Rubenstein, on the other hand, is less concerned with the sleep cycles of Carlyle professionals. He himself gets very little rest as he jets from time zone to time zone managing the firm's affairs. He is also content to digest information without seeing the whites of the conveyors' eyes.
Rubenstein, however, is an intense listener. People who interact with him note that he often formulates a succinct answer before the person with whom he is speaking has halfway finished delivering the question.

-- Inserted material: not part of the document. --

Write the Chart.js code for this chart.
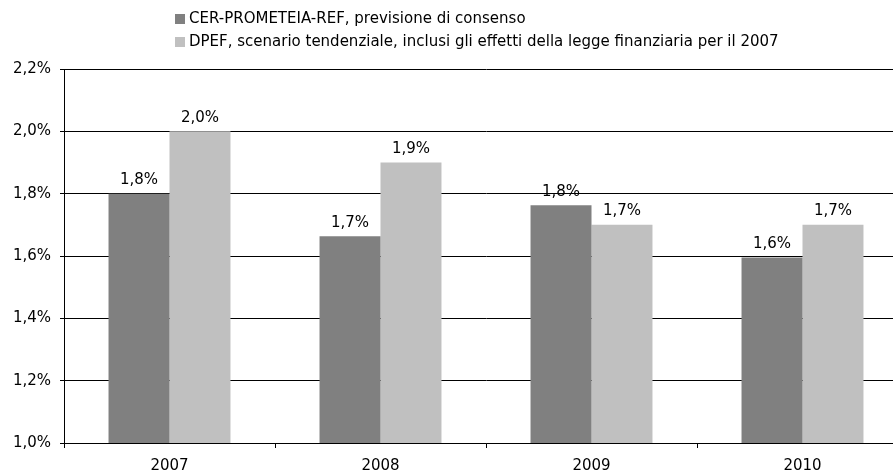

As Schwarzman discusses his many reservations about overseas investing – currency risk, cultural differences, time zone difficulties, insufficient legal frameworks – Rubenstein stares intently at the top of the conference table and nods to each of Schwarzman's arguments. When the head of Blackstone is finished speaking, Rubenstein adjusts his posture and says: “Three points…”

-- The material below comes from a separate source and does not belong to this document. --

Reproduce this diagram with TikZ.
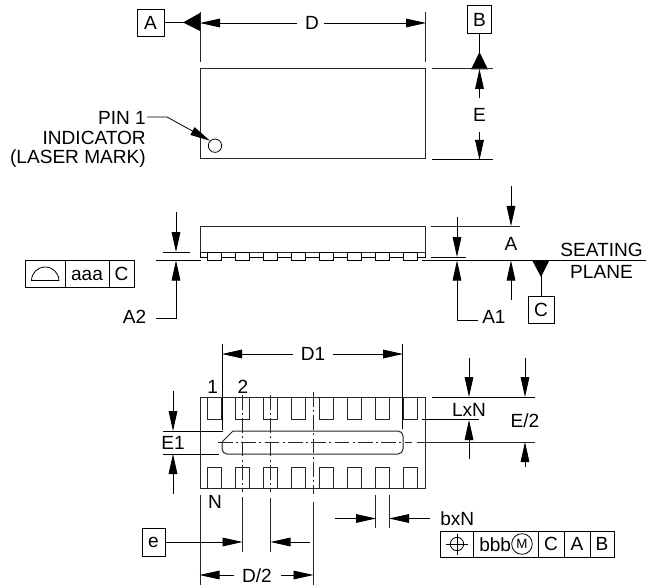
\documentclass[tikz,border=0pt]{standalone}
\usepackage{fontspec}
\setmainfont{Liberation Sans}
\usetikzlibrary{arrows.meta}
\tikzset{
  edge/.style={line width=0.75pt,black!85},
  thin line/.style={line width=0.6pt,black},
  dim/.style={line width=0.6pt,black,-{Triangle[length=15pt,width=6.5pt]}},
  lab/.style={inner sep=0pt,font=\fontsize{14.3}{16}\selectfont},
  boxed/.style={draw,line width=0.6pt,inner sep=0pt,font=\fontsize{14.3}{16}\selectfont},
  cl/.style={line width=0.6pt,black!85,dash pattern=on 11pt off 2.5pt on 1.5pt off 2.5pt},
  bigtri/.style={fill=black,draw=none}
}
\begin{document}
\begin{tikzpicture}[x=0.75pt,y=-0.75pt]
\useasboundingbox (0,0) rectangle (646,588);
\fill[white] (0,0) rectangle (646,588);
% ---- top view
\draw[edge] (200,69) rectangle (425,159);
\draw[edge] (200,12)--(200,62) (425,12)--(425,62);
\node[boxed,minimum width=20.2pt,minimum height=20.2pt] (boxA) at (150.5,22.5) {A};
\node[boxed,minimum width=18pt,minimum height=21pt] (boxB) at (479.5,19.5) {B};
\node[lab] (D) at (312,23) {D};
\draw[thin line] (boxA.east)--(200,22.5);
\fill[bigtri] (183,22.5)--(200,13)--(200,31)--cycle;
\coordinate (dl) at (200,23); \coordinate (dr) at (426,23);
\draw[dim] (297,23)--(dl);
\draw[dim] (324,23)--(dr);
\draw[thin line] (boxB.south)--(479.5,55);
\fill[bigtri] (479.5,52)--(471,69.5)--(488,69.5)--cycle;
\draw[edge] (432,69)--(493,69);
\draw[thin line] (432,159)--(493,159);
\node[lab] (E) at (479.5,115) {E};
\draw[dim] (479.5,98)--(479.5,69);
\draw[dim] (479.5,132)--(479.5,160);
\node[draw,circle,line width=0.6pt,inner sep=0pt,minimum size=10pt] (pinmark) at (215,145.7) {};
\node[lab,align=right,anchor=east,font=\fontsize{14.3}{14.7}\selectfont] (pin) at (146,139.5) {PIN 1\\INDICATOR\\(LASER MARK)};
\draw[dim] (147,117)--(167,117)--(pinmark.north west);
% ---- side view
\draw[edge] (200,252)--(200,226)--(425,226)--(425,252);
\draw[edge] (200,252)--(425,252);
\draw[thin line] (200,252)--(200,257)--(207,257);
\draw[thin line] (425,252)--(425,257)--(418,257);
\foreach \k in {0,...,7}{
  \pgfmathsetmacro{\xa}{207+28*\k}
  \draw[thin line,fill=white] (\xa,252) rectangle (\xa+14.3,260.5);
}
\foreach \k in {0,...,6}{
  \pgfmathsetmacro{\xa}{221.3+28*\k}
  \draw[thin line] (\xa,257)--(\xa+13.7,257);
}
\draw[thin line] (156,260.3)--(201,260.3);
\draw[thin line] (422,260.3)--(646,260.3);
% frame aaa
\draw[thin line] (25,260.3) rectangle (134,287.3);
\draw[thin line] (65.5,260.3)--(65.5,287.3) (109,260.3)--(109,287.3);
\draw[thin line] (31.5,280.5) arc[start angle=180,end angle=360,x radius=13.7,y radius=13.5]--cycle;
\node[lab] (aaa) at (87,275) {aaa};
\node[lab] (fC) at (121.5,274) {C};
% A2
\draw[thin line] (163,252)--(190,252);
\coordinate (a2top) at (176,252); \coordinate (a2bot) at (176,260.5);
\draw[dim] (176,212)--(a2top);
\node[lab,anchor=east] (A2) at (146.5,317) {A2};
\draw[dim] (156,318)--(176,318)--(a2bot);
% A
\draw[edge] (431,226)--(520,226);
\draw[thin line] (431,257)--(466,257);
\node[lab] (Alab) at (511,244) {A};
\draw[dim] (511,186)--(511,226);
\draw[dim] (511,300)--(511,260.5);
% A1
\draw[dim] (457,217)--(457,257);
\node[lab,anchor=west] (A1) at (482,317) {A1};
\draw[dim] (478,320)--(457,320)--(457,260.5);
% C datum
\node[boxed,minimum width=19.5pt,minimum height=20.2pt] (boxC) at (541,309.5) {C};
\draw[thin line] (boxC.north)--(541,272);
\fill[bigtri] (532,260)--(549.5,260)--(541,277)--cycle;
\node[lab,align=center,font=\fontsize{14.3}{16.4}\selectfont] (seat) at (601.5,261) {SEATING\\PLANE};
% ---- bottom view
\draw[edge] (200,397) rectangle (425,488);
\foreach \k in {0,...,7}{
  \pgfmathsetmacro{\xa}{207+28*\k}
  \draw[edge] (\xa,397)--(\xa,419.5)--(\xa+14.3,419.5)--(\xa+14.3,397);
  \draw[edge] (\xa,488)--(\xa,467)--(\xa+14.3,467)--(\xa+14.3,488);
}
\draw[edge,fill=white] (233,431)--(398,431) arc[start angle=-90,end angle=0,radius=5]--(403,449) arc[start angle=0,end angle=90,radius=5]--(227,454) arc[start angle=90,end angle=180,radius=5]--(222,442)--cycle;
\draw[cl] (218,442)--(412,442);
\draw[edge] (417,442)--(535,442);
\draw[cl] (242,395)--(242,492);
\draw[cl] (270.7,395)--(270.7,492);
\draw[cl] (313,392)--(313,494);
% D1
\draw[thin line] (222,344)--(222,430) (402.5,344)--(402.5,429);
\node[lab] (D1) at (313,354) {D1};
\draw[dim] (293,354)--(222,354);
\draw[dim] (333,354)--(403,354);
\node[lab] (n1) at (212.7,387) {1};
\node[lab] (n2) at (243,387) {2};
\node[lab] (nN) at (215,502) {N};
% E1
\draw[thin line] (163,431)--(223,431) (163,454)--(219,454);
\node[lab] (E1) at (173,442.5) {E1};
\draw[dim] (173,391)--(173,431);
\draw[dim] (173,494)--(173,454);
% LxN
\draw[thin line] (432,397)--(535,397);
\draw[thin line] (422,419.5)--(479,419.5);
\node[lab] (LxN) at (469,410) {LxN};
\draw[dim] (469,358)--(469,397);
\draw[dim] (469,459)--(469,420);
% E/2
\node[lab] (E2) at (525,421) {E/2};
\draw[dim] (525,358)--(525,397);
\draw[dim] (525,467)--(525,442);
% lower extension lines
\draw[edge] (200,495)--(200,585);
\draw[edge] (242,497)--(242,552);
\draw[edge] (270.7,498)--(270.7,552);
\draw[edge] (313,502)--(313,585);
% e
\node[boxed,minimum width=17.2pt,minimum height=21pt] (boxe) at (153.5,542) {e};
\draw[dim] (boxe.east)--(242.5,542);
\draw[dim] (310,542)--(270.5,542);
% D/2
\node[lab] (D2) at (257,575.5) {D/2};
\draw[dim] (234,575)--(199.5,575);
\draw[dim] (281,575)--(313.5,575);
% bxN
\draw[edge] (375.7,495)--(375.7,528) (389.3,495)--(389.3,528);
\draw[dim] (335,518.5)--(376,518.5);
\draw[dim] (430,518.5)--(389,518.5);
\node[lab,anchor=west] (bxN) at (440,518.5) {bxN};
% position frame
\draw[thin line] (440,531) rectangle (614,557);
\draw[thin line] (473,531)--(473,557) (538,531)--(538,557) (564,531)--(564,557) (590,531)--(590,557);
\node[draw,circle,line width=0.6pt,inner sep=0pt,minimum size=10pt] (pos) at (457,544) {};
\draw[thin line] (446,544)--(468,544) (457,533.5)--(457,554.5);
\node[lab,anchor=west] (bbb) at (479,544.5) {bbb};
\node[draw,circle,line width=0.6pt,inner sep=0pt,minimum size=15.5pt,font=\fontsize{10}{12}\selectfont] (mm) at (522,544) {M};
\node[lab] (c2) at (551,544) {C};
\node[lab] (a2) at (577,544) {A};
\node[lab] (b2) at (602,544) {B};
\end{tikzpicture}
\end{document}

First, he says, the history of investing outside one's own country is “replete with failures. Second, if you are going to overcome that inherent problem, you need to be on the ground with local people who are well plugged in to the deal flow network and the local financing markets.”

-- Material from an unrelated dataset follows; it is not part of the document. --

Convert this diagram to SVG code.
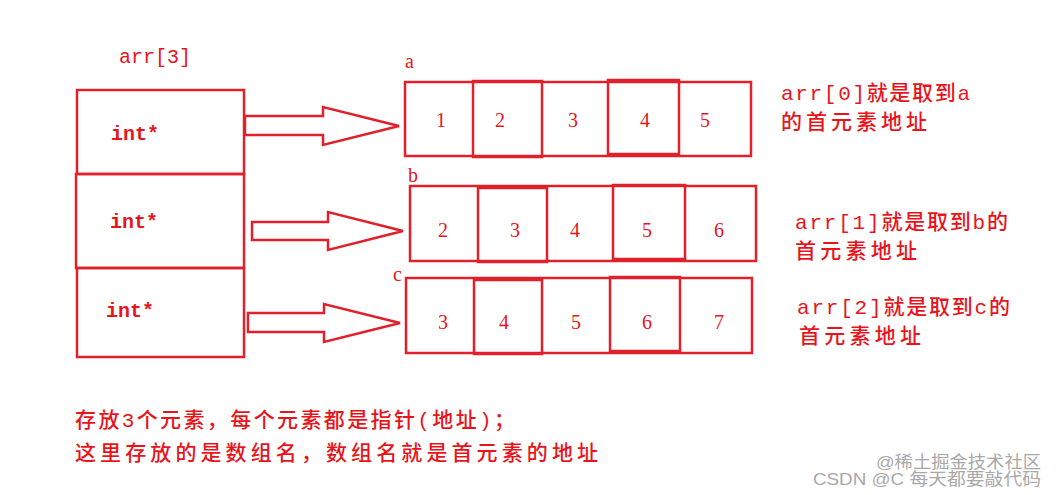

Rubenstein notes that Carlyle's scale of global private investing has never before been attempted, and that therefore “the jury is still out on whether American groups investing in Europe, Asia, Japan, Latin America, Russia and India are going to make large sums of money.” The Carlyle Group, he adds, believes when the proverbial verdict on cross-border private investing comes in, it will vindicate his firm's model. “We think that there is a lot of money that will be made,” he says.
Rubenstein's final point further highlights the difference between him and Schwarzman on the matter. Rubenstein says that he, too, has discovered a tool that makes it far easier to run a global firm, albeit one that does not communicate facial expressions very effectively: e-mail. “If you are e-mail illiterate, as I was until not too long ago, it would be difficult to see how you can sit at your desk and talk to people in Hong Kong in a way that doesn't take a lot of time and waste a lot of money.”
The Carlyle Group
The next generation
When the much-discussed, seldom-resolved issue of succession comes up, both men dutifully address it, and both seem wistful at contemplating themselves without their firms and their firms without them. “I've noticed increasingly that my colleagues always raise this issue, so I must be getting older,” Rubenstein says wryly. “In order to keep younger partners happy and fully engaged, you have to give them a bigger piece of the pie and, at some point, more leadership responsibility. You have to plan for that. Our industry has not yet had a complete second generation that has worked, because the industry is so new. In our case, I think we still have some years to go before that issue has to be faced.”
“Oh geez,” says Schwarzman, when asked about the value of Blackstone without him. “If something were to happen to me, while it certainly would be terrible for me, the firm would do very well.” He notes the recent addition of Hamilton James, a former chairman of Global Investment Banking and Private Equity at Credit Suisse First Boston, as Blackstone's vice-chairman. This, he says, is further evidence of the firm's diversity of managerial talent. “I have no concerns whatsoever that we can make it to the next generation. People who have been making decisions together for 15 years will do fine if one person is removed from the mix. Any good leader will have imparted a type of thinking and discipline which does not go away. The importance of founders decreases significantly as the firm institutionalises.”
Schwarzman may be half right. Today, few private equity firms are more institutionalised than Blackstone and Carlyle. But it would be equally hard to find two founders of greater importance to their respective organisations.